Faraday’s law application: if the number of turns in a coil placed in a changing magnetic field is decreased, how does the induced voltage change?

Difficulty: Easy

Correct Answer: decrease

Explanation:


Introduction / Context:
Induced voltage in a coil is the foundation of transformer design, sensors, and generators. Faraday’s law explicitly shows how coil geometry (number of turns) and the time rate of change of magnetic flux determine the induced electromotive force (emf). This question checks whether you understand the direct proportionality to turns.


Given Data / Assumptions:

  • The coil sits in a time-varying magnetic field.
  • Only the number of turns N is changed; the magnetic flux change dΦ/dt remains the same.
  • Winding resistance and core effects are ignored for the proportional reasoning.


Concept / Approach:
Faraday’s law states: induced emf E = -N * dΦ/dt.
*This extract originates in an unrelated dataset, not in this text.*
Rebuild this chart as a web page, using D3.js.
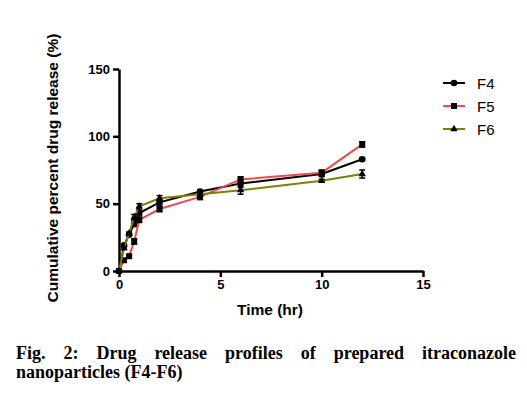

If dΦ/dt is fixed by the external field and motion, E scales linearly with the number of turns N. Therefore, fewer turns yield a smaller induced emf.


Step-by-Step Solution:

Write the relation: E = -N * dΦ/dt.Hold dΦ/dt constant as prescribed by the changing field.Reduce N → E decreases proportionally.


Verification / Alternative check:
In a transformer, halving the secondary turns halves the secondary voltage for the same primary flux. Laboratory tests with a signal source driving a core and swapping secondaries of different turns immediately confirm proportionality.


Why Other Options Are Wrong:

  • Increase / be excessive: Opposite to the proportional relationship with N.
  • Remain constant: Would require N to remain constant or dΦ/dt to change inversely, which is not the case here.
  • Become zero: Only true if turns go to zero (no coil) or the field change ceases.


Common Pitfalls:

  • Confusing turns with flux; turns scale voltage, not the external field change.
  • Ignoring polarity sign; the question asks about magnitude, not direction.